• What this task involves
Copy exactly, please, the lines of the data from its start through the line containing "const yTicks = [0.0, 0.5, 1.0, 1.5, 2.0];".

• Stored data
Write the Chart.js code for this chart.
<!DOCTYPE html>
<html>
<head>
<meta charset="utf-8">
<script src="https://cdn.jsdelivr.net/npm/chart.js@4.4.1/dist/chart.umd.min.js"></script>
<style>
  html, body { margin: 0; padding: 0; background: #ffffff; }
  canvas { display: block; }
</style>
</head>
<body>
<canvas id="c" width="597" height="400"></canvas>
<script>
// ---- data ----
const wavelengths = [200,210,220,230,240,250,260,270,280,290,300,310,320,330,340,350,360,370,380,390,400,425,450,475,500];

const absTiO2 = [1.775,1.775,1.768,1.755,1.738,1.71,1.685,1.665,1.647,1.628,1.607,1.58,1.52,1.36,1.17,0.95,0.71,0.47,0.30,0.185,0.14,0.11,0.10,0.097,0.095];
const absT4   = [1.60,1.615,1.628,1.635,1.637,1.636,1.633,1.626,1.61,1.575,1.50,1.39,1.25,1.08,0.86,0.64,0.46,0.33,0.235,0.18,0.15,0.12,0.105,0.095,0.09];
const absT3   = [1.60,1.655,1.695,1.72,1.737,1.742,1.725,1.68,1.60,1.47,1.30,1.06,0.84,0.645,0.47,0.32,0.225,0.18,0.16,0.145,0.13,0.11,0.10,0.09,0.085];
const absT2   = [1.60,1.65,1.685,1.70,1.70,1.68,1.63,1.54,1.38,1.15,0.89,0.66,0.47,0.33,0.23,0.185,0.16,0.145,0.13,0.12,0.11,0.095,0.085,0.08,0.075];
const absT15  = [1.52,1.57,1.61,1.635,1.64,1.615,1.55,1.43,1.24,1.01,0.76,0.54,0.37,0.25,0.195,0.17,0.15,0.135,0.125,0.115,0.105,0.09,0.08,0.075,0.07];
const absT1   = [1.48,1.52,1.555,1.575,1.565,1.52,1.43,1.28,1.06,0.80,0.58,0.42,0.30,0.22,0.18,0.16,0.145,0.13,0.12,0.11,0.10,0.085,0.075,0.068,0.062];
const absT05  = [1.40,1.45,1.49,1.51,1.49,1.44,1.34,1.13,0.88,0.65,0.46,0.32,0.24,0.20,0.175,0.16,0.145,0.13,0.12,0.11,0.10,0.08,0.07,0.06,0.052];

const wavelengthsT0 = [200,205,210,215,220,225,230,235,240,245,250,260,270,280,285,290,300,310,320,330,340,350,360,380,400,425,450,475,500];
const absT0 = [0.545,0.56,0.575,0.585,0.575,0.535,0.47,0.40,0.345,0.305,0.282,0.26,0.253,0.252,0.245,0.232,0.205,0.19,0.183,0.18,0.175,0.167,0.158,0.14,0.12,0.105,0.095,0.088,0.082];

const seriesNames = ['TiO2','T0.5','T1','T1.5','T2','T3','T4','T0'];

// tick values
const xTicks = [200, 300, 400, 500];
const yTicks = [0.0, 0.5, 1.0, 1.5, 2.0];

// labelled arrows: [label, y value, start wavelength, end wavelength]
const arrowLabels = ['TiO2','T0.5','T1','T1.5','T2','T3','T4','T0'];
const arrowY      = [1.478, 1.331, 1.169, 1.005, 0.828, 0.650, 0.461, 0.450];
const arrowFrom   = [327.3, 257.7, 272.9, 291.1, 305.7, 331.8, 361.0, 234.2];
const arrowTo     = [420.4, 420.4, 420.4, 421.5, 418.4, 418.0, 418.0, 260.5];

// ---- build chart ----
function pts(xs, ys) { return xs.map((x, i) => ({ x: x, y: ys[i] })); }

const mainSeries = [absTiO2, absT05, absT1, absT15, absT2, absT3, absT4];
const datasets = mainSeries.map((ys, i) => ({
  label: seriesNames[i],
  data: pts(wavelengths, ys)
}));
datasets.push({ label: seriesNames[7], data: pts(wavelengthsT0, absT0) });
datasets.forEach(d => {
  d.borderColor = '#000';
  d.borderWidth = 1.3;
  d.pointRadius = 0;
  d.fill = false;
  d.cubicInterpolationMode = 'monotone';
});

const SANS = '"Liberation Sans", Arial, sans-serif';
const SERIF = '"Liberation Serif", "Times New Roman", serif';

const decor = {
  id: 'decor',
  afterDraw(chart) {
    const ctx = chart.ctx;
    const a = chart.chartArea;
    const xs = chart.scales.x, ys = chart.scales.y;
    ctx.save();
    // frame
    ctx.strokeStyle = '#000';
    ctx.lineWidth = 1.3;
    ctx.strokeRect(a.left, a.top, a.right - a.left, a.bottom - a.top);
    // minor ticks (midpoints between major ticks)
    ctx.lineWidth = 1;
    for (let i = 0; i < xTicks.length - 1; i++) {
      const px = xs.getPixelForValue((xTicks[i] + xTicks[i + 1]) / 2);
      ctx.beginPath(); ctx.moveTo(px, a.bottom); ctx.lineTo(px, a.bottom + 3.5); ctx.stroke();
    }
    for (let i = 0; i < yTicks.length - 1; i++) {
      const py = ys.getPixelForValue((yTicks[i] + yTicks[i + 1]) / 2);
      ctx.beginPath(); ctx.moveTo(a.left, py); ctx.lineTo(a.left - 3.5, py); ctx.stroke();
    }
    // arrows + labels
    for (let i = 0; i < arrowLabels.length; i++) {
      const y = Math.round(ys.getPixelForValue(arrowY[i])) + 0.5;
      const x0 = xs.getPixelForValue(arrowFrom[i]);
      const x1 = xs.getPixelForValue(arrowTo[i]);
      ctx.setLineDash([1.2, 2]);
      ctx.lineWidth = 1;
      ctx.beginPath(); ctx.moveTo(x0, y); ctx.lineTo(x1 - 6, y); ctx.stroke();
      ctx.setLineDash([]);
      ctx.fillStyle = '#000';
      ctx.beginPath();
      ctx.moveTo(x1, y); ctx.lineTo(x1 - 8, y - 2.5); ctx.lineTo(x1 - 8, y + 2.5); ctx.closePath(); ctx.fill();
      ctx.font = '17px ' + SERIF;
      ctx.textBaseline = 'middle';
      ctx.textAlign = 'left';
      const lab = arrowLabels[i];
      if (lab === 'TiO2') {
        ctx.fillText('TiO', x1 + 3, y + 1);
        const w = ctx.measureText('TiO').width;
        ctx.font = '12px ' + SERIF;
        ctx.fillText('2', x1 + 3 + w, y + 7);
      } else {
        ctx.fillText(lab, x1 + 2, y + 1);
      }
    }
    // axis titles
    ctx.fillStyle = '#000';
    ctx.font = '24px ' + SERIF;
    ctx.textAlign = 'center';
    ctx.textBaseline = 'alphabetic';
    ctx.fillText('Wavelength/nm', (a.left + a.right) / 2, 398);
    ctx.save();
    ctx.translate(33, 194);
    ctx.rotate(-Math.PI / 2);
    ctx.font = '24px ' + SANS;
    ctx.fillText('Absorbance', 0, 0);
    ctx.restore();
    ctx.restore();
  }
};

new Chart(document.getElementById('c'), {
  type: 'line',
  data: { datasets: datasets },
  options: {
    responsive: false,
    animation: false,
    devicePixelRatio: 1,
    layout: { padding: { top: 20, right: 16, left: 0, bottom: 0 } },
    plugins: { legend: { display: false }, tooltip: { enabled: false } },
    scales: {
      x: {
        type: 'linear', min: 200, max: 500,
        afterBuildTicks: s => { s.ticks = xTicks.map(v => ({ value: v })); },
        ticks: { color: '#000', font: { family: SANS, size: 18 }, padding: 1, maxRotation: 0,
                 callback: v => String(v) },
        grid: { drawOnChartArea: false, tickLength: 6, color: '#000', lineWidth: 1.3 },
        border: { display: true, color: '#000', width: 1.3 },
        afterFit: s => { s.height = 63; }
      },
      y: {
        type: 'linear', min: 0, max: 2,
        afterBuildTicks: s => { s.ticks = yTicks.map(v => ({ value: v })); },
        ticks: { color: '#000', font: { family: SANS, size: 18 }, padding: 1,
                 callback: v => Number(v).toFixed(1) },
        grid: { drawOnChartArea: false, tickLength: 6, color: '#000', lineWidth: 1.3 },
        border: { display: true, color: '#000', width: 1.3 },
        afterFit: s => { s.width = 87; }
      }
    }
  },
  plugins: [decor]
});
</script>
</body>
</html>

• Result
Write the Chart.js code for this chart.
<!DOCTYPE html>
<html>
<head>
<meta charset="utf-8">
<script src="https://cdn.jsdelivr.net/npm/chart.js@4.4.1/dist/chart.umd.min.js"></script>
<style>
  html, body { margin: 0; padding: 0; background: #ffffff; }
  canvas { display: block; }
</style>
</head>
<body>
<canvas id="c" width="597" height="400"></canvas>
<script>
// ---- data ----
const wavelengths = [200,210,220,230,240,250,260,270,280,290,300,310,320,330,340,350,360,370,380,390,400,425,450,475,500];

const absTiO2 = [1.775,1.775,1.768,1.755,1.738,1.71,1.685,1.665,1.647,1.628,1.607,1.58,1.52,1.36,1.17,0.95,0.71,0.47,0.30,0.185,0.14,0.11,0.10,0.097,0.095];
const absT4   = [1.60,1.615,1.628,1.635,1.637,1.636,1.633,1.626,1.61,1.575,1.50,1.39,1.25,1.08,0.86,0.64,0.46,0.33,0.235,0.18,0.15,0.12,0.105,0.095,0.09];
const absT3   = [1.60,1.655,1.695,1.72,1.737,1.742,1.725,1.68,1.60,1.47,1.30,1.06,0.84,0.645,0.47,0.32,0.225,0.18,0.16,0.145,0.13,0.11,0.10,0.09,0.085];
const absT2   = [1.60,1.65,1.685,1.70,1.70,1.68,1.63,1.54,1.38,1.15,0.89,0.66,0.47,0.33,0.23,0.185,0.16,0.145,0.13,0.12,0.11,0.095,0.085,0.08,0.075];
const absT15  = [1.52,1.57,1.61,1.635,1.64,1.615,1.55,1.43,1.24,1.01,0.76,0.54,0.37,0.25,0.195,0.17,0.15,0.135,0.125,0.115,0.105,0.09,0.08,0.075,0.07];
const absT1   = [1.48,1.52,1.555,1.575,1.565,1.52,1.43,1.28,1.06,0.80,0.58,0.42,0.30,0.22,0.18,0.16,0.145,0.13,0.12,0.11,0.10,0.085,0.075,0.068,0.062];
const absT05  = [1.40,1.45,1.49,1.51,1.49,1.44,1.34,1.13,0.88,0.65,0.46,0.32,0.24,0.20,0.175,0.16,0.145,0.13,0.12,0.11,0.10,0.08,0.07,0.06,0.052];

const wavelengthsT0 = [200,205,210,215,220,225,230,235,240,245,250,260,270,280,285,290,300,310,320,330,340,350,360,380,400,425,450,475,500];
const absT0 = [0.545,0.56,0.575,0.585,0.575,0.535,0.47,0.40,0.345,0.305,0.282,0.26,0.253,0.252,0.245,0.232,0.205,0.19,0.183,0.18,0.175,0.167,0.158,0.14,0.12,0.105,0.095,0.088,0.082];

const seriesNames = ['TiO2','T0.5','T1','T1.5','T2','T3','T4','T0'];

// tick values
const xTicks = [200, 300, 400, 500];
const yTicks = [0.0, 0.5, 1.0, 1.5, 2.0];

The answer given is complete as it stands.